The most recent National Policy Statement for Freshwater Management has established national bottom lines for aspects of ecosystem health. However, nutrient directives for ecosystem health still require interpretation by councils at regional (and catchment) scale. Interpretation must be evidence-lead, with the policy requiring councils to use “best information available” to develop their plans. Not all nutrient targets will be aiming for pristine waterways; the policy allows for some impact from land and water use. However, the Te Mana o Te Wai framework requires councils to prioritise ecosystem health, and bottom lines for other aspects of ecosystem health must inform nutrient limits and targets. National bottom lines are essential to drive councils and communities to achieving a level of ecosystem health in all waterways.
Though not mentioned in the report, climate change will amplify the effects of excessive nutrient loss into many waterbodies. Climate change brings greater risk to ecosystem health from nutrient impacts. Councils should be establishing lower nutrient limits to account for this increased risk.
Two of the four farms in the lakes’ catchment are operating without a consent due to a failure of the regulatory system (farms have had their applications put on hold). Additionally, the Report noted a major flaw in consenting process in that "resource consent conditions are locked in for the duration of a consent". When evidence shows that the environment is continuing to degrade under current consent conditions, councils have no way to react or reduce harm to environment until the consent period ends. Consenting periods could be limited by councils to allow for changes to their conditions where needed or adaptive management incorporated into consenting.
On farm environment plans
The Report found that that despite all the farms having farm environment plans (FEPs) that meet requirements of the Land and Water Regional Plan (LWRP), water quality continued to decline. In the case of the two consented farms, both achieved an ‘A’ grade for their FEP. The report found the FEP system was focused on process and not outcome. For example, meeting Good Management Practice (a suite of farm practices) was a requirement regardless of whether meeting these practices would be sufficient to achieve what was needed for the health of the water body. This meant that while a practice might be achieved, it could be a distraction from the farm system changes that were needed to meet the targets for the catchment.
The report also identified that critical decisions were devolved to farmers and their advisors’. Additionally, monitoring of farms' plans in Canterbury is reliant on third-party professionals. This left the regulator system “vulnerable to industry capture” (Table 1).
On the Overseer software
An additional issue with Overseer identified by the Report is that averages nitrogen loss across an entire farm, which means the smaller scale crucial hot spots, (more direct nutrient pathways to lakes, rivers and groundwaters) are missed.

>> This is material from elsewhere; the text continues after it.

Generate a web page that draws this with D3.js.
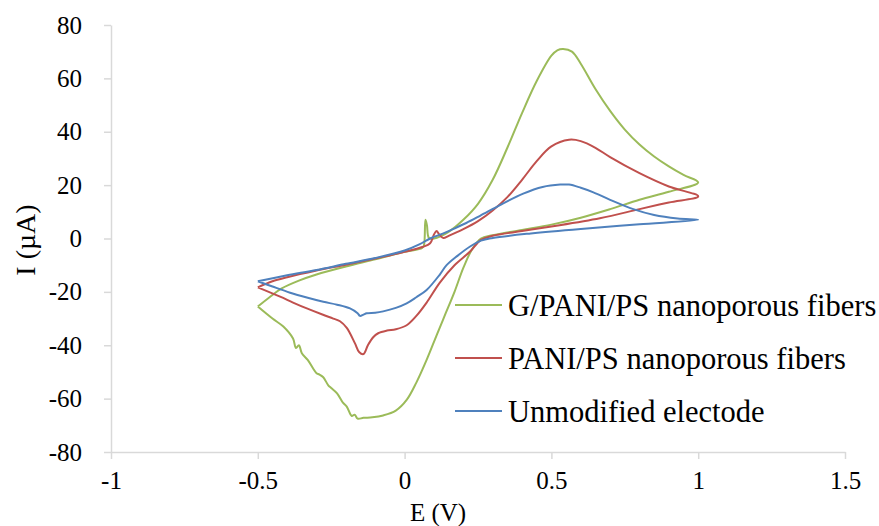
<!DOCTYPE html>
<html>
<head>
<meta charset="utf-8">
<script src="https://cdn.jsdelivr.net/npm/d3@7"></script>
<style>
  html, body { margin: 0; padding: 0; background: #fff; }
  svg { display: block; }
  svg text { font-family: "Liberation Serif", "Times New Roman", Times, "DejaVu Serif", serif; }
</style>
</head>
<body>
<svg id="chart" width="879" height="526"></svg>
<script>
// Cyclic voltammograms: [E (V), I (µA)] in scan order
const gPaniPs = [
  [-0.5,-25.5],[-0.46,-22],[-0.42,-18.8],[-0.36,-15.8],[-0.3,-13.5],[-0.2,-10.5],[-0.1,-7.8],[0,-5],
  [0.06,-3.5],[0.066,-2.5],[0.071,7],[0.076,5],[0.083,0.2],[0.1,0],[0.15,2.5],[0.2,7],[0.25,13],
  [0.3,22],[0.35,34],[0.4,47],[0.45,59],[0.5,68.5],[0.52,70.5],[0.54,71],[0.57,70],[0.6,65.5],
  [0.65,56],[0.7,47.8],[0.75,40.8],[0.8,35.2],[0.85,30.7],[0.9,27],[0.95,23.8],[1.0,21],
  [0.9,17.5],[0.8,14.5],[0.7,11],[0.6,7.8],[0.5,5.2],[0.4,3.2],[0.3,1.2],[0.26,0],[0.23,-4],
  [0.2,-11],[0.17,-20],[0.14,-28],[0.11,-36],[0.075,-45.5],[0.04,-54],[0.007,-60.5],[-0.03,-64.5],
  [-0.073,-66.3],[-0.11,-67],[-0.14,-67.2],[-0.16,-67.5],[-0.17,-66],[-0.18,-66.5],[-0.197,-63],
  [-0.21,-61.5],[-0.23,-58],[-0.25,-56],[-0.26,-55],[-0.277,-52],[-0.29,-51],[-0.3,-50.5],
  [-0.31,-49],[-0.33,-45.5],[-0.35,-43],[-0.36,-40],[-0.37,-41],[-0.38,-37.5],[-0.413,-33],
  [-0.45,-30],[-0.5,-25.5]
];
const paniPs = [
  [-0.5,-18.3],[-0.45,-16],[-0.4,-14.5],[-0.3,-12],[-0.2,-9.8],[-0.1,-7.5],[0,-5],[0.06,-3.2],
  [0.087,-1.8],[0.1,1.5],[0.109,2.8],[0.118,1.5],[0.132,0.2],[0.15,1],[0.2,3.5],[0.25,6.5],
  [0.3,10.5],[0.35,15.5],[0.4,22],[0.45,29],[0.5,34.5],[0.56,37],[0.6,36.5],[0.65,34],
  [0.7,30.5],[0.8,24.5],[0.9,19.5],[1.0,15.8],
  [0.9,13.5],[0.8,11],[0.665,7.6],[0.5,4.5],[0.4,2.8],[0.3,1],[0.26,-0.5],[0.223,-4.9],
  [0.17,-10],[0.12,-16.5],[0.075,-24],[0.04,-29],[0.007,-32.5],[-0.03,-34],[-0.06,-34.5],
  [-0.09,-35.5],[-0.107,-37],[-0.125,-40],[-0.14,-43.3],[-0.155,-42.5],[-0.169,-39.3],
  [-0.197,-33.5],[-0.22,-31],[-0.243,-30],[-0.28,-28.5],[-0.333,-26.2],[-0.38,-24],
  [-0.424,-21.8],[-0.5,-18.3]
];
const unmodified = [
  [-0.5,-16],[-0.4,-13.8],[-0.3,-11.8],[-0.2,-9.5],[-0.1,-7.3],[0,-4.5],[0.05,-2.2],[0.087,0],
  [0.13,1.8],[0.165,3.5],[0.21,5.8],[0.257,8.5],[0.33,12.8],[0.404,16.8],[0.47,19.3],[0.53,20.2],
  [0.56,20.2],[0.6,19],[0.643,17.3],[0.7,14.5],[0.779,11],[0.85,8.8],[0.93,7.5],[1.0,7],
  [0.8,5.3],[0.6,3.6],[0.43,1.9],[0.3,0.2],[0.26,-0.8],[0.223,-3],[0.18,-6.5],[0.143,-10],
  [0.12,-13.5],[0.075,-19.3],[0.04,-22],[0.007,-24.3],[-0.03,-26],[-0.073,-27.3],[-0.1,-27.8],
  [-0.129,-28],[-0.14,-28.5],[-0.152,-29],[-0.16,-28],[-0.186,-26.2],[-0.23,-24.8],[-0.277,-23.7],
  [-0.33,-22.2],[-0.39,-20.3],[-0.45,-18],[-0.5,-16]
];

const seriesNames = ["G/PANI/PS nanoporous fibers", "PANI/PS nanoporous fibers", "Unmodified electode"];
const seriesColors = ["#9bbb59", "#c0504d", "#4f81bd"];
const xTicks = [-1, -0.5, 0, 0.5, 1, 1.5];
const yTicks = [-80, -60, -40, -20, 0, 20, 40, 60, 80];
const xTitle = "E (V)";
const yTitle = "I (µA)";

const serif = '"Liberation Serif", "Times New Roman", Times, "DejaVu Serif", serif';
const svg = d3.select("#chart");
const x = d3.scaleLinear().domain([-1, 1.5]).range([111, 845]);
const y = d3.scaleLinear().domain([-80, 80]).range([452, 25]);
const axisColor = "#d9d9d9";

// x axis at the bottom of the plot
const gx = svg.append("g").attr("transform", `translate(0,${y(-80)})`)
  .call(d3.axisBottom(x).tickValues(xTicks).tickSize(7).tickSizeOuter(0).tickPadding(12)
    .tickFormat(d => String(d)));
gx.attr("font-family", serif);
gx.select(".domain").attr("stroke", axisColor).attr("stroke-width", 1.5);
gx.selectAll(".tick line").attr("stroke", axisColor).attr("stroke-width", 1.5);
gx.selectAll(".tick text").attr("fill", "#000").style("font-size", "25px");

// y axis on the left
const gy = svg.append("g").attr("transform", `translate(${x(-1)},0)`)
  .call(d3.axisLeft(y).tickValues(yTicks).tickSize(7).tickSizeOuter(0).tickPadding(22)
    .tickFormat(d => String(d)));
gy.attr("font-family", serif);
gy.select(".domain").attr("stroke", axisColor).attr("stroke-width", 1.5);
gy.selectAll(".tick line").attr("stroke", axisColor).attr("stroke-width", 1.5);
gy.selectAll(".tick text").attr("fill", "#000").style("font-size", "25px");

// axis titles
svg.append("text").attr("x", 438).attr("y", 521).attr("text-anchor", "middle")
  .style("font-size", "25px").text(xTitle);
svg.append("text").attr("transform", `translate(35,240) rotate(-90)`)
  .attr("text-anchor", "middle").style("font-size", "28px").text(yTitle);

// curves
const line = d3.line().x(d => x(d[0])).y(d => y(d[1])).curve(d3.curveCatmullRom.alpha(0.5));
const data = [gPaniPs, paniPs, unmodified];
svg.append("g").selectAll("path").data(data).join("path")
  .attr("d", line).attr("fill", "none")
  .attr("stroke", (d, i) => seriesColors[i]).attr("stroke-width", 2)
  .attr("stroke-linejoin", "round");

// legend
const legend = svg.append("g").selectAll("g").data(seriesNames).join("g")
  .attr("transform", (d, i) => `translate(455,${305 + i * 53})`);
legend.append("line").attr("x1", 0).attr("x2", 47).attr("y1", 0).attr("y2", 0)
  .attr("stroke", (d, i) => seriesColors[i]).attr("stroke-width", 2);
legend.append("text").attr("x", 53).attr("y", 0).attr("dy", "0.35em")
  .style("font-size", "30.5px").attr("fill", "#000").text(d => d);
</script>
</body>
</html>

On compliance, monitoring, and enforcement
One of the most crucial requirements for protecting freshwaters is Compliance Monitoring and Enforcement; as in many other regions, ECan was found to have failed in this crucial role. ECan were found to have been collecting information on farm plans but not on the state of the lakes themselves, so responding to the degradation of the lakes was even more challenging.
Councils and government should be giving far more thought (and resourcing) to enforcement as it is currently a major weakness in the implementation of environmental policy. Likewise monitoring.